■ **Description of the task**: Produce an exact copy of the lines below that run from the line containing "What Bokeh code" to the line containing "from bokeh.resources import INLINE", inclusive; any picture is omitted.

#### Raw records ####

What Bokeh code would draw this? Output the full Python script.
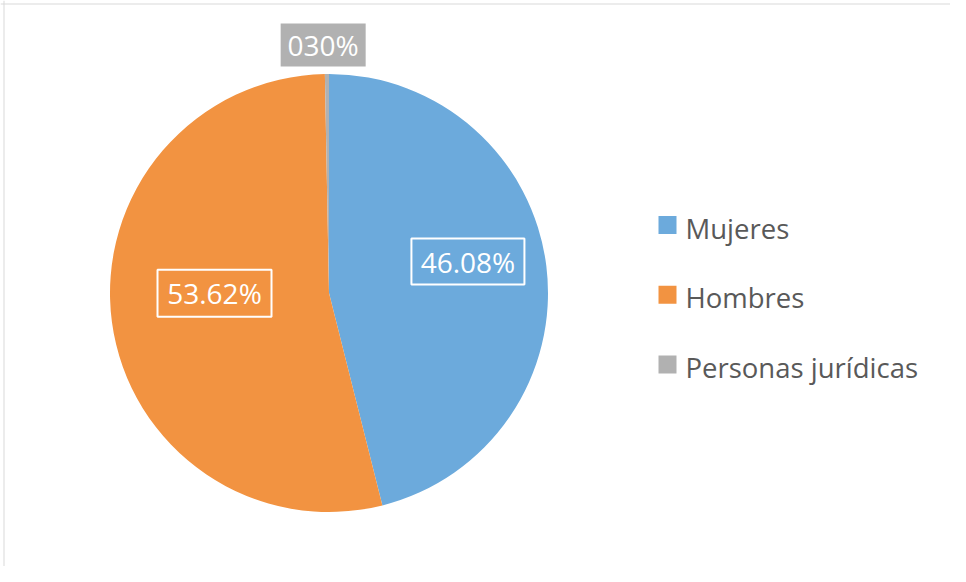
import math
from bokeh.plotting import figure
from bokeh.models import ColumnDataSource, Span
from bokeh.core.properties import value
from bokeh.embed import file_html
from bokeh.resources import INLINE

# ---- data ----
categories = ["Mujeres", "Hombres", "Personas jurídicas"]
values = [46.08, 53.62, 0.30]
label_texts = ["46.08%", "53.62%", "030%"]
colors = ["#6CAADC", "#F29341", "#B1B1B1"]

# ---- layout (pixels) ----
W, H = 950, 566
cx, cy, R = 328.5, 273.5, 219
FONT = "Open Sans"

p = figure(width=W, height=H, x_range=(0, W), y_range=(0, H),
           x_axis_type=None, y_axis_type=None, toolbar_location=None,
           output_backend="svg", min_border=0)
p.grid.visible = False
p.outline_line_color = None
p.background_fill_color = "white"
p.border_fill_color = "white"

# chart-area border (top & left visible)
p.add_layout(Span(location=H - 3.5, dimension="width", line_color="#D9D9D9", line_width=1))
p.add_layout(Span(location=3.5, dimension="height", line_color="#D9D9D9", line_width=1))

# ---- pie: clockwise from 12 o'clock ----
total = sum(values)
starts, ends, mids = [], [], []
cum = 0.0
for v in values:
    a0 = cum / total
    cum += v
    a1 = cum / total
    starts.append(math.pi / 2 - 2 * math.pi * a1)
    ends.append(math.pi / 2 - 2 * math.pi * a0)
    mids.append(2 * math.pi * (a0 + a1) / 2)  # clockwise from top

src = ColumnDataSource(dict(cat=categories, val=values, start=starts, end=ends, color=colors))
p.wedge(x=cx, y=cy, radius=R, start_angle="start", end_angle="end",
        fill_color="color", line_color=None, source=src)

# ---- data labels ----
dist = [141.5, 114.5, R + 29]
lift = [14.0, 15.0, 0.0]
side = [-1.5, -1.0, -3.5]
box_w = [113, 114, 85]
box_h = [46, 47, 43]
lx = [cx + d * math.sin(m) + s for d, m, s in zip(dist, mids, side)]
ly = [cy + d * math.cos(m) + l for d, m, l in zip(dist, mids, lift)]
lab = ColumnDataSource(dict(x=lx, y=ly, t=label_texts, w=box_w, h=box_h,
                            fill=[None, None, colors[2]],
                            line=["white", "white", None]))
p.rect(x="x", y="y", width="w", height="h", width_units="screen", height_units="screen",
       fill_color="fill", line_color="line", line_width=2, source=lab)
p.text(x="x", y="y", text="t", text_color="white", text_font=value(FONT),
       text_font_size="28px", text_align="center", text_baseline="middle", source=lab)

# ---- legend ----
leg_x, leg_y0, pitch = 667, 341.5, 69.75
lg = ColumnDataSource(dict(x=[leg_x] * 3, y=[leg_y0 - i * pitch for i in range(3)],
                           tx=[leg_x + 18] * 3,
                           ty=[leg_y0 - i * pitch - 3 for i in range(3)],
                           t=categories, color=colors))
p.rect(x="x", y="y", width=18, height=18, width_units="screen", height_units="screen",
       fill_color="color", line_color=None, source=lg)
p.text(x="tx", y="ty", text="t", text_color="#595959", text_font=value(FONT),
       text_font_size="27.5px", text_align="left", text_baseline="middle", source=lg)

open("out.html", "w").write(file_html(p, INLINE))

####
#### Raw records ####

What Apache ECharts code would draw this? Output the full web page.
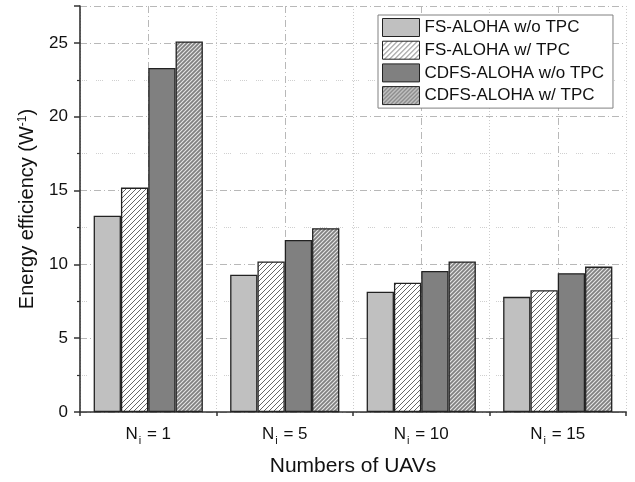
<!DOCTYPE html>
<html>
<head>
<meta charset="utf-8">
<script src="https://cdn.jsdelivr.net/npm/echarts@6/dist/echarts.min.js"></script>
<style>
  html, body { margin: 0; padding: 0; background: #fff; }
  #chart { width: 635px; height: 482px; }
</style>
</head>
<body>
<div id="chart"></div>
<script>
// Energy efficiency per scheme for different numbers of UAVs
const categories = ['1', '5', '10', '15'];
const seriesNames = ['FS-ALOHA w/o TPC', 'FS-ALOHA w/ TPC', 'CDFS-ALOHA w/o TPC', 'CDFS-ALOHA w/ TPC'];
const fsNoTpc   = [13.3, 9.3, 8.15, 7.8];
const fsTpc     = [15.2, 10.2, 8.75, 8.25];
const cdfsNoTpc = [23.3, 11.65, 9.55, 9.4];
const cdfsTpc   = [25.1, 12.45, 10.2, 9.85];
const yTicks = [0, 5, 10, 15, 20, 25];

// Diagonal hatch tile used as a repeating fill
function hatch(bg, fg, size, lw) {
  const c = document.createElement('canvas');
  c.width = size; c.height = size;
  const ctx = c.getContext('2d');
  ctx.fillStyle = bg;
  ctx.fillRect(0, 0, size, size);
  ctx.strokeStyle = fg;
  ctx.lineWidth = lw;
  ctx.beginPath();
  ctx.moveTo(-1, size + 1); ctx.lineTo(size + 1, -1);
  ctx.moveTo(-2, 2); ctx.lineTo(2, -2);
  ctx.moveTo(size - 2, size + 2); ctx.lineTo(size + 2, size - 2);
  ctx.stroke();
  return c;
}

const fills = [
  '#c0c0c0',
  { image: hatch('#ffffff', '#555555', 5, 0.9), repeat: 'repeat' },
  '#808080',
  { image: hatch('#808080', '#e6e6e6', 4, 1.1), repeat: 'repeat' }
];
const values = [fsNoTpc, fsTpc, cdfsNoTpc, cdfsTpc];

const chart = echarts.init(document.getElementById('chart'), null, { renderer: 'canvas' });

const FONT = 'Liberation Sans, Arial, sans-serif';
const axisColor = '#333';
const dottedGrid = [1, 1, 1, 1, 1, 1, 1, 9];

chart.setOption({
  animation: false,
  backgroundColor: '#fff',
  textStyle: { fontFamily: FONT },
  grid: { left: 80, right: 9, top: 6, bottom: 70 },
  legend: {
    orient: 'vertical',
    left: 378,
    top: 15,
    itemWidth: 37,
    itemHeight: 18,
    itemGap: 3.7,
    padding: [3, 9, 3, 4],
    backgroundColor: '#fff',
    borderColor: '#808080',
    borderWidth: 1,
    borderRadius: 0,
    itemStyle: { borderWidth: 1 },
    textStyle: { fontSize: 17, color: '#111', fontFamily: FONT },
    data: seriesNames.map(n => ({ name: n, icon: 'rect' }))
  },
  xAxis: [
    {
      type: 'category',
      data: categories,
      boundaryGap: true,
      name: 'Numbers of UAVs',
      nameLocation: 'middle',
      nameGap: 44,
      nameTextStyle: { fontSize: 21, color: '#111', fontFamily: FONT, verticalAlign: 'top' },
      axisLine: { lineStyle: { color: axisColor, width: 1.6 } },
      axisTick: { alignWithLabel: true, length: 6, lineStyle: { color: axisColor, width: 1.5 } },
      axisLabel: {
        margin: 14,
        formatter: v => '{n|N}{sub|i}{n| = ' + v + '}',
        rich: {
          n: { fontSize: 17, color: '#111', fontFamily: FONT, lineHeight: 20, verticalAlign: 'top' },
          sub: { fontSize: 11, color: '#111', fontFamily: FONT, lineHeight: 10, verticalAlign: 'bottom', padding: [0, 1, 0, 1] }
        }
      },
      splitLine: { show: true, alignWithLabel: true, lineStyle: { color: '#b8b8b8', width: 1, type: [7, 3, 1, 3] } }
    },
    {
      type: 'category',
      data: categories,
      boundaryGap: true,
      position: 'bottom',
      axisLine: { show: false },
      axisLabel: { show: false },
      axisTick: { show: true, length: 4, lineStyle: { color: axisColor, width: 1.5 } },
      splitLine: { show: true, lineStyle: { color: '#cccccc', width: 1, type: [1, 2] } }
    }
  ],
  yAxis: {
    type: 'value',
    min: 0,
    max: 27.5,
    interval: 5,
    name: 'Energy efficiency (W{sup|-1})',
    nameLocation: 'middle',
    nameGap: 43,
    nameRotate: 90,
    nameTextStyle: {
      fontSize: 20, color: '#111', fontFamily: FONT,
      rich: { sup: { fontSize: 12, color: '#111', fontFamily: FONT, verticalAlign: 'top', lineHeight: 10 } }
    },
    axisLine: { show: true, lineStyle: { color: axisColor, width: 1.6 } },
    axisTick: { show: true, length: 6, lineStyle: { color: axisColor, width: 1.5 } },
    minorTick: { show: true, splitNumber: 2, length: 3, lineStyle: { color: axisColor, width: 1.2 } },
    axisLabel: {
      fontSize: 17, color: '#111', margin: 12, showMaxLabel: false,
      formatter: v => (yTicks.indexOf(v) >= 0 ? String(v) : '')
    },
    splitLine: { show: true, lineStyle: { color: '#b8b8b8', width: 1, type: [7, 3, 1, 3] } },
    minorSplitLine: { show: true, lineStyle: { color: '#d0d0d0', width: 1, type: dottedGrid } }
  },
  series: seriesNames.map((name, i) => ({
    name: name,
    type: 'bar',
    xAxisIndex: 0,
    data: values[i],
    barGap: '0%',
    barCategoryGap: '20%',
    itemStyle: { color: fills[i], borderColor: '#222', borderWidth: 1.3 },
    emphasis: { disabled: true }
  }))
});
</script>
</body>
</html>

####
#### Raw records ####

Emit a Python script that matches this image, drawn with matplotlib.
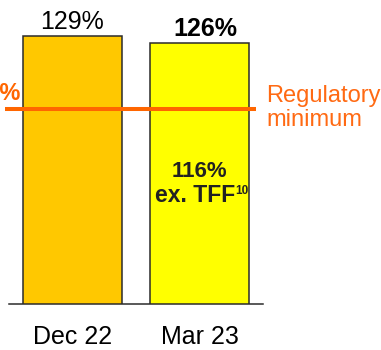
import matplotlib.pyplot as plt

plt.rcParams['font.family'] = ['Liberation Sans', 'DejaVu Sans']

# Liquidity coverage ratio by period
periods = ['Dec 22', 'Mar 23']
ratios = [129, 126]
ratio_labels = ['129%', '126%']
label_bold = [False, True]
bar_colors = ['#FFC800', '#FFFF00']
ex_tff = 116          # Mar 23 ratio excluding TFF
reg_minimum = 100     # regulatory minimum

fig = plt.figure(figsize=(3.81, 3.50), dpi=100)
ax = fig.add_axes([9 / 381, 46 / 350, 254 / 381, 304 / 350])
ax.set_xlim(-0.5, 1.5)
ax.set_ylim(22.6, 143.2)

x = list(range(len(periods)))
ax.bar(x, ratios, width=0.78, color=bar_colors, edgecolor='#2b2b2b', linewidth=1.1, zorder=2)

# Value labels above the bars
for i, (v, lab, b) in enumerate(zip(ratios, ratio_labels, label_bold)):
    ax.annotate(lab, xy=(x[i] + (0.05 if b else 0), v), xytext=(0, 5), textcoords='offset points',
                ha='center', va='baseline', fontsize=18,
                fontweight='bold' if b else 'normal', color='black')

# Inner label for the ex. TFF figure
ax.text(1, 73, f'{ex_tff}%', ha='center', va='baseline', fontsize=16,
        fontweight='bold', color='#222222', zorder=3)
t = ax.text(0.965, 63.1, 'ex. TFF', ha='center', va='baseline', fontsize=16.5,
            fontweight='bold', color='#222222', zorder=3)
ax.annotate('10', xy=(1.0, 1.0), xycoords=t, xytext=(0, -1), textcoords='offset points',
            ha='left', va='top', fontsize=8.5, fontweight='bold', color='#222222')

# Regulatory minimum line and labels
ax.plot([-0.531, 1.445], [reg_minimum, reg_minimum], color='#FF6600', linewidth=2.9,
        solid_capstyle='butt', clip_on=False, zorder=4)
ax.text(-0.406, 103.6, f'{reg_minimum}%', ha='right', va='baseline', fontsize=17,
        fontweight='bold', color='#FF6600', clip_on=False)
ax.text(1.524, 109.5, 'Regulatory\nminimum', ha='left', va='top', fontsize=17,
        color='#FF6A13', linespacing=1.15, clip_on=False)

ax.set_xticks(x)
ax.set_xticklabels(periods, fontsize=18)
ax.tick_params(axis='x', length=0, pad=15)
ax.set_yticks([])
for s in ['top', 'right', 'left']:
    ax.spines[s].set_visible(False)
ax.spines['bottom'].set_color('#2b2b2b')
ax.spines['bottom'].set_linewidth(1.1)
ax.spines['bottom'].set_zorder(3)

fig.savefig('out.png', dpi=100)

####

■ **Finished task**:
What Bokeh code would draw this? Output the full Python script.
import math
from bokeh.plotting import figure
from bokeh.models import ColumnDataSource, Span
from bokeh.core.properties import value
from bokeh.embed import file_html
from bokeh.resources import INLINE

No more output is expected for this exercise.